Houghton Mifflin Harcourt will publish new hardcover editions of two classic dystopian novels next month—George Orwell's 1984 on April 4 and Margaret Atwood's The Handmaid's Tale on April 25. The move is an attempt to capitalize on the cultural zeitgeist and, in the case of 1984, a sudden surge in sales.
Just two months ago, 1984—a novel set in a world ruled by an authoritarian government that monitors how its population acts, speaks, and even thinks—shot to the top of bestseller lists. The backlist novel's ascension coincided with President Donald J. Trump's inauguration and the use of the term "alternative facts" by Trump campaign manager, Kellyanne Conway, to support a false claim made by White House Press Secretary Sean Spicer.
In an interview on CNN's talk show Reliable Sources, Washington Post reporter Karen Tumulty referred to the term as "a George Orwell phrase," seemingly in reference to the novel's terms "newspeak" and "doublethink." The term "doublethink," as the Guardian noted in its analysis of the incident, "was used to signal a fictional language that aims at eliminating personal thought."

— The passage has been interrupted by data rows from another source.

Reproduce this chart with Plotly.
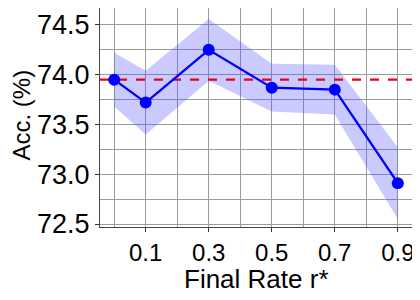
import plotly.graph_objects as go

# final rate r* and accuracy
rates = [0.0, 0.1, 0.3, 0.5, 0.7, 0.9]
acc = [73.95, 73.72, 74.25, 73.87, 73.85, 72.91]
acc_std = [0.27, 0.32, 0.31, 0.24, 0.25, 0.36]
baseline = 73.95

x_ticks = [0.1, 0.3, 0.5, 0.7, 0.9]
x_minor = [0.0, 0.2, 0.4, 0.6, 0.8]
y_ticks = [72.5, 73.0, 73.5, 74.0, 74.5]
y_minor = [72.75, 73.25, 73.75, 74.25]

upper = [a + s for a, s in zip(acc, acc_std)]
lower = [a - s for a, s in zip(acc, acc_std)]

fig = go.Figure()

fig.add_trace(go.Scatter(x=rates, y=upper, mode="lines", line=dict(width=0),
                         showlegend=False, hoverinfo="skip"))
fig.add_trace(go.Scatter(x=rates, y=lower, mode="lines", line=dict(width=0),
                         fill="tonexty", fillcolor="rgba(80,80,255,0.3)",
                         showlegend=False, hoverinfo="skip"))

fig.add_trace(go.Scatter(x=[-0.045, 0.945], y=[baseline, baseline], mode="lines",
                         line=dict(color="#e8001c", width=2.2, dash="dash"),
                         showlegend=False))

fig.add_trace(go.Scatter(x=rates, y=acc, mode="lines+markers",
                         line=dict(color="#0000ff", width=2.3),
                         marker=dict(color="#0000ff", size=12),
                         showlegend=False))

grid = "#9a9a9a"
fig.update_xaxes(range=[-0.045, 0.945], tickvals=x_ticks,
                 ticktext=[str(v) for v in x_ticks],
                 showgrid=True, gridcolor=grid, gridwidth=1,
                 minor=dict(tickvals=x_minor, showgrid=True, gridcolor=grid, gridwidth=1),
                 ticks="outside", ticklen=4, tickcolor="#333",
                 showline=True, linecolor="#444", linewidth=1.2, mirror=True,
                 zeroline=False, automargin=False,
                 tickfont=dict(size=24, color="black"))
fig.update_yaxes(range=[72.47, 74.67], tickvals=y_ticks,
                 ticktext=["%.1f" % v for v in y_ticks],
                 showgrid=True, gridcolor=grid, gridwidth=1,
                 minor=dict(tickvals=y_minor, showgrid=True, gridcolor=grid, gridwidth=1),
                 ticks="outside", ticklen=4, tickcolor="#333",
                 showline=True, linecolor="#444", linewidth=1.2, mirror=True,
                 zeroline=False, automargin=False,
                 tickfont=dict(size=27, color="black"))

fig.add_annotation(text="Final Rate r*", xref="paper", yref="paper", x=0.5, y=0,
                   xanchor="center", yanchor="middle", yshift=-52, showarrow=False,
                   font=dict(size=26, color="black"))
fig.add_annotation(text="Acc. (%)", xref="paper", yref="paper", x=0, y=0.5,
                   xanchor="center", yanchor="middle", xshift=-79, yshift=2,
                   textangle=-90, showarrow=False, font=dict(size=24, color="black"))

# page body has an 8px margin, so the figure is a bit smaller than the window
fig.update_layout(width=410, height=290,
                  margin=dict(l=92, r=6, t=0, b=71),
                  plot_bgcolor="white", paper_bgcolor="white",
                  font=dict(family="Liberation Sans, Arial, sans-serif"))

fig.write_html("out.html")
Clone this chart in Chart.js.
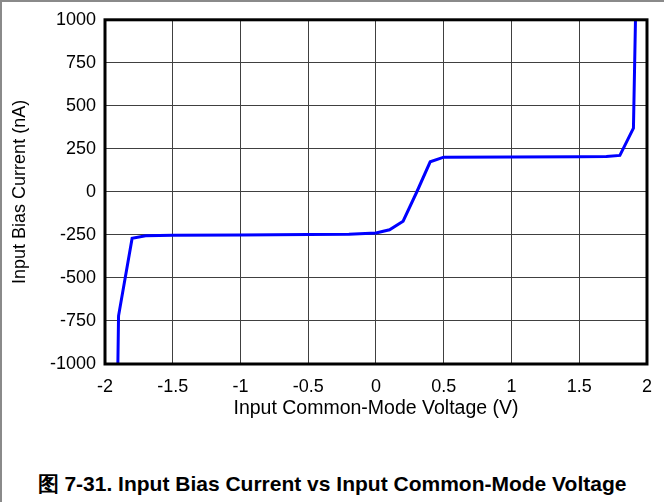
<!DOCTYPE html>
<html lang="zh">
<head>
    <meta charset="UTF-8">
    <title>Input Bias Current vs Input Common-Mode Voltage</title>
    <style>
        body {
            margin: 0;
            background-color: #fff;
            font-family: "Liberation Sans", Arial, sans-serif;
        }

        #figure {
            position: relative;
            width: 664px;
            height: 502px;
            overflow: hidden;
        }

        #chart-box {
            position: absolute;
            left: 0;
            top: 0;
            width: 664px;
            height: 440px;
        }

        /* grey frame round the figure */
        #frame {
            position: absolute;
            left: 0;
            top: 0;
            width: 664px;
            height: 502px;
            border-top: 2px solid #8a8a8a;
            border-left: 2px solid #8a8a8a;
            box-sizing: border-box;
            pointer-events: none;
        }

        #caption {
            position: absolute;
            left: 0;
            top: 471px;
            width: 664px;
            text-align: center;
            font-family: "Liberation Sans", Arial, sans-serif;
            font-weight: bold;
            font-size: 21px;
            line-height: 26px;
            color: #000;
        }
    </style>
</head>
<body>
    <div id="figure">
        <div id="chart-box">
            <canvas id="biasChart"></canvas>
        </div>
        <div id="caption">图 7-31. Input Bias Current vs Input Common-Mode Voltage</div>
        <div id="frame"></div>
    </div>

    <script src="https://cdn.jsdelivr.net/npm/chart.js"></script>
    <script>
        // Input common-mode voltage (V) and input bias current (nA)
        const voltage = [-1.905, -1.9, -1.8, -1.7, -1.5, -1.0, -0.5, -0.2, 0.0, 0.1, 0.2, 0.3, 0.4, 0.5, 1.0, 1.5, 1.7, 1.8, 1.9, 1.915];
        const biasCurrent = [-1000, -720, -270, -255, -252, -250, -248, -246, -239, -220, -170, -2, 175, 202, 203, 204, 206, 212, 370, 1000];

        const xTicks = [-2, -1.5, -1, -0.5, 0, 0.5, 1, 1.5, 2];
        const yTicks = [-1000, -750, -500, -250, 0, 250, 500, 750, 1000];

        const points = voltage.map((v, i) => ({ x: v, y: biasCurrent[i] }));

        const tickFont = { family: "'Liberation Sans', Arial, sans-serif", size: 18 };
        const xTitleFont = { family: "'Liberation Sans', Arial, sans-serif", size: 19.5 };
        const gridStyle = { color: '#404040', lineWidth: 1, drawTicks: false };

        // heavy black box round the plot area
        const plotFrame = {
            id: 'plotFrame',
            afterDatasetsDraw(chart) {
                const { ctx, chartArea } = chart;
                ctx.save();
                ctx.strokeStyle = '#000';
                ctx.lineWidth = 3;
                ctx.strokeRect(chartArea.left, chartArea.top,
                    chartArea.right - chartArea.left, chartArea.bottom - chartArea.top);
                ctx.restore();
            }
        };

        const ctx = document.getElementById('biasChart').getContext('2d');
        const biasChart = new Chart(ctx, {
            type: 'line',
            data: {
                datasets: [{
                    label: 'Input Bias Current',
                    data: points,
                    borderColor: '#0000ff',
                    borderWidth: 3,
                    pointRadius: 0,
                    tension: 0,
                    fill: false
                }]
            },
            options: {
                responsive: true,
                maintainAspectRatio: false,
                animation: false,
                layout: {
                    padding: { top: 19, right: 17, left: 0, bottom: 0 }
                },
                plugins: {
                    legend: { display: false },
                    tooltip: { enabled: false }
                },
                scales: {
                    x: {
                        type: 'linear',
                        min: -2,
                        max: 2,
                        afterBuildTicks: (scale) => {
                            scale.ticks = xTicks.map(v => ({ value: v }));
                        },
                        afterFit: (scale) => {
                            scale.height = 76;
                        },
                        grid: gridStyle,
                        border: { display: false },
                        ticks: {
                            color: '#000',
                            font: tickFont,
                            padding: 12,
                            maxRotation: 0,
                            callback: (value) => String(value)
                        },
                        title: {
                            display: true,
                            text: 'Input Common-Mode Voltage (V)',
                            color: '#000',
                            font: xTitleFont,
                            padding: { top: 0, bottom: 20 }
                        }
                    },
                    y: {
                        type: 'linear',
                        min: -1000,
                        max: 1000,
                        afterBuildTicks: (scale) => {
                            scale.ticks = yTicks.map(v => ({ value: v }));
                        },
                        afterFit: (scale) => {
                            scale.width = 105;
                        },
                        grid: gridStyle,
                        border: { display: false },
                        ticks: {
                            color: '#000',
                            font: tickFont,
                            padding: 9,
                            callback: (value) => String(value)
                        },
                        title: {
                            display: true,
                            text: 'Input Bias Current (nA)',
                            color: '#000',
                            font: tickFont,
                            padding: { top: 9, bottom: 0 }
                        }
                    }
                }
            },
            plugins: [plotFrame]
        });
    </script>
</body>
</html>
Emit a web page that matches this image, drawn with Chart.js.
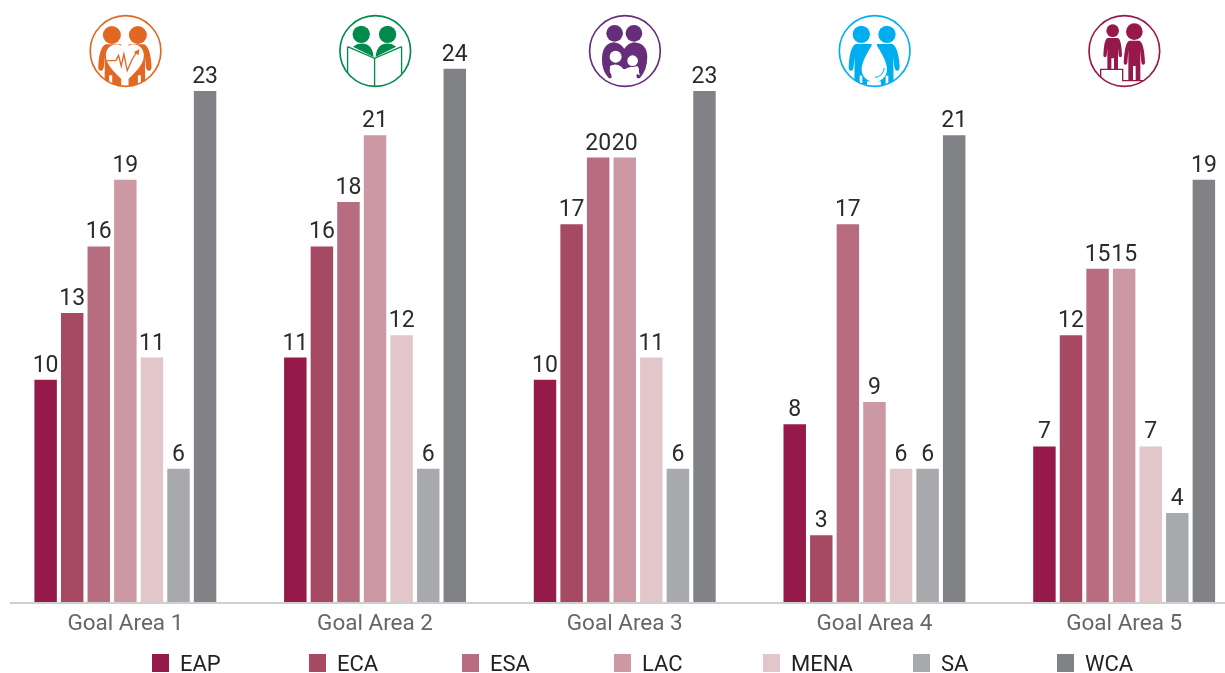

Atwood's novel also saw a sales bump earlier this year around the same time as Orwell's, although that increase could be due to the upcoming Hulu television adaptation of the book, starring Mad Men's Elizabeth Moss. (A stage adaptation of 1984 is hitting Broadway in June.) The book is set in a world in which a small group of men—all white, all straight—hold societal power. The ruling class subjects all people of color to internment or deportation; tortures or execute gay people and those who do not abide by the state religion; and bars women from owning property or learning how to read.
Recently, Atwood's novel has been taken up as a symbol of women's rights. A number of signs at the Women's March in January quoted lines from the novel, and a group of women attended a session of the Texas Senate on March 20 dressed as characters from the book. (The women who crashed the Texas Senate session were protesting a proposed ban on second-term abortions.)
HMH, seizing on the way these two books are popping up in political protests, feels there is space in the market for new hardcover editions. With that in mind, the publisher has issues 25,000-copy first printings of both books. HMH licenses the paperback rights to both books, while retaining e-book and hardcover rights.
Ken Carpenter, v-p and associate publisher of HMH and head of the house's Mariner Books line, said the new editions speak to a sudden opening in the market. "I think for the most part we see an additional opportunity for sales of the hardcover."
The new edition of 1984 will be priced, aptly, at $19.84. A Handmaid's Tale, while lacking the snappy numerical riff of the Orwell title, will be priced similarly, at $22.00. An in-house designer provided the Orwell cover, while the Atwood cover was designed the Swedish illustrator, Patrik Svensson, who is best known in the U.S. for his New Yorker covers.
"Both of these books obviously resonate with readers, and what I think is amazing is that when that phrase, 'alternative facts,' was uttered, people thought of 1984 immediately," Carpenter said. "[Then, when] other things went on in this administration, people thought of The Handmaid's Tale."
He added: "[Both of these books] sell extremely well already, but to have them go up a whole level based on the climate—and to have them become a sort of cornerstone in the resistance—is just fantastic."